Down on the farm, the fall ritual is very much the same. Yearling horses which were weaned last fall have spent the past twelve months frolicking, living, running, fighting and playing in single-sex fenced-in paddocks with simple “run-in barns” available for them to retreat from the sun or the cold and eat some hay, boys on one side, girls on the other, like Catholic high schools. Now, after learning the ropes of living without their mothers, these young adults are brought inside the big barns for the first time. Unlike the run-in barns, these barns have individual stalls with doors, something that none of these youngins are used to. Walking into the barn a few weeks ago, the stalls were teeming with noisy young horses, unsettled with excitement, fear, agitation and bewilderment. These young fillies and colts went from nursing from their mothers last summer to living together in a wild herd over the past year. Now they are getting ready to go to the big yearling horse sales and they have to learn their manners, learn how to be led, wear a halter, learn how to be alone in a stall, to eat out of a feed bowl, and act civilized. Once they are sold to new owners, most will then be taught how to be race horses, trotters. It’s like horses going to college, without the pizza.

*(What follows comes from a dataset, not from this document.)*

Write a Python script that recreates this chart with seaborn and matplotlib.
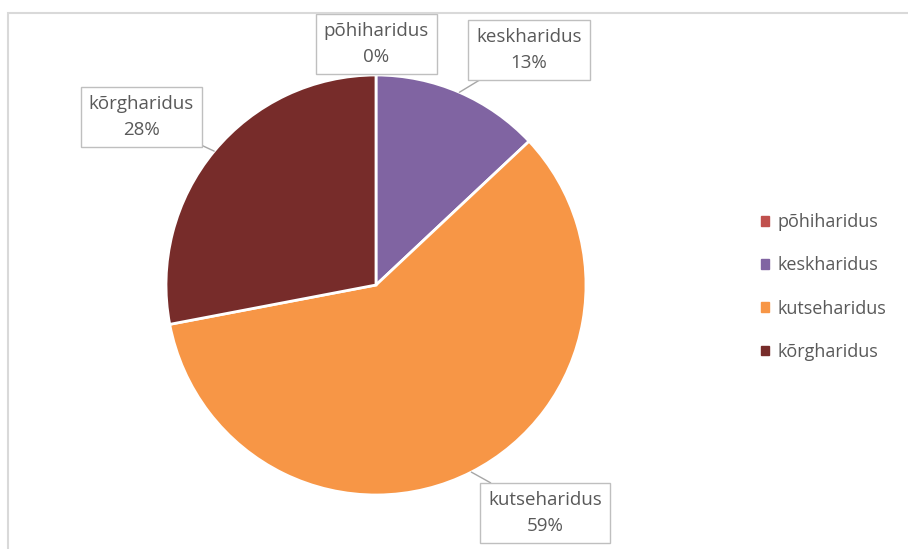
import numpy as np
import matplotlib
matplotlib.use("Agg")
import matplotlib.pyplot as plt
import matplotlib.patches as mpatches
import seaborn as sns

# ── Data ──────────────────────────────────────────────────────────────────────
categories = ["põhiharidus", "keskharidus", "kutseharidus", "kõrgharidus"]
shares     = [0.0, 13.0, 59.0, 28.0]
colors     = ["#C0504D", "#8064A2", "#F79646", "#772C2A"]

# label box centres (pie radius units)
label_pos = {
    "põhiharidus":  (0.0, 1.148),
    "keskharidus":  (0.729, 1.119),
    "kutseharidus": (0.805, -1.086),
    "kõrgharidus":  (-1.119, 0.80),
}

sns.set_theme(style="white")
plt.rcParams["font.family"] = ["Open Sans", "DejaVu Sans"]
TEXT = "#595959"

W, H = 908, 549
fig = plt.figure(figsize=(W / 100, H / 100), dpi=100)

# light chart-area frame (runs off the right and bottom edges)
fig.patches.append(mpatches.Rectangle(
    (8 / W, -0.05), 1.1, (H - 13) / H + 0.05, transform=fig.transFigure,
    fill=False, edgecolor="#D9D9D9", linewidth=1.5))

# pie axes: centre (376, 285) px, radius 210 px
cx, cy, r = 376, 285, 210
ax = fig.add_axes([(cx - r) / W, (H - cy - r) / H, 2 * r / W, 2 * r / H])
wedges, _ = ax.pie(
    shares, colors=colors, startangle=90, counterclock=False, radius=1.0,
    wedgeprops=dict(edgecolor="white", linewidth=2),
)
ax.set_xlim(-1, 1)
ax.set_ylim(-1, 1)
ax.set_aspect("equal")
ax.axis("off")

# data labels with leader lines
total = sum(shares)
cum = 0.0
for cat, val in zip(categories, shares):
    mid = 90 - (cum + val / 2) / total * 360
    cum += val
    ex, ey = np.cos(np.radians(mid)), np.sin(np.radians(mid))
    tx, ty = label_pos[cat]
    ax.annotate(
        f"{cat}\n{val:.0f}%", xy=(ex, ey), xytext=(tx, ty),
        ha="center", va="center", fontsize=13.5, color=TEXT, linespacing=1.55,
        annotation_clip=False,
        bbox=dict(boxstyle="square,pad=0.42", facecolor="white",
                  edgecolor="#BFBFBF", linewidth=1),
        arrowprops=dict(arrowstyle="-", color="#A6A6A6", lw=1,
                        shrinkA=0, shrinkB=0) if val > 0 else None,
    )

# legend
handles = [mpatches.Patch(color=c, label=l) for c, l in zip(colors, categories)]
leg = fig.legend(
    handles=handles, loc="center left", bbox_to_anchor=(745 / W, 1 - 287 / H),
    frameon=False, fontsize=13, handlelength=0.45, handleheight=0.45,
    handletextpad=0.45, labelspacing=1.4,
)
for t in leg.get_texts():
    t.set_color(TEXT)

fig.savefig("out.png", dpi=100)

Another ritual of my autumn is my annual Slugfest reunion with my college pals. When it began, some thirty-three years ago, it was a summer affair where we sat on the dock lakeside in upper Minnesota, drank cheap beer and talked and laughed all weekend long. Once we started having children, our schedules became full of swim meets, little league games and family vacations and so our reunions moved to the autumn. Somewhere along the line, at the end of the weekend, we began to make Slug resolutions, or as we like to say, “un-goal goals.” Being good friends and not wanting to burden each other with guilt or pressure, we soft peddled our expectations. Each year, any one of us will say, “By this time next year, if I feel like it, I will entertain the idea of possibly thinking about accomplishing _____ … maybe.” These un-goal goals range from lofty (getting an MBA, moving to a new city, changing jobs, getting yoga certified or training for a marathon) to the mundane (cleaning out the basement, organizing family photos, learning how to play the ukulele, or writing a blog).
I’ve got a long list of things that I haven’t gotten around to accomplishing yet, that roll over from one year to the next: learn conversational German and Italian, organize my photos (that’s thirty years’ running now), clean out my basement (just about as long), lose ten pounds. And my bar keeps getting lower; getting a good night’s sleep at least once a week and not suffering fools for one second are at the top of this year’s list. But also write more, travel more, seize every mother grabbing day. And on the Zen side: do more yoga, meditate more, be present because Life changes quickly. I am throwing a new one on the heap that feels a little lofty: think about thinking about possibly learning about podcasting. We’ll see …
By the time I finish my Slugfest reunion, I will come home rested, rejuvenated and inspired … just in time for Halloween, then it’s November, Thanksgiving, Christmas and yes, the new year. Perhaps I will have checked off a few of my “to do’s” by then?
I can tell you right now, probably not.
That’s what New Year’s Resolutions are for.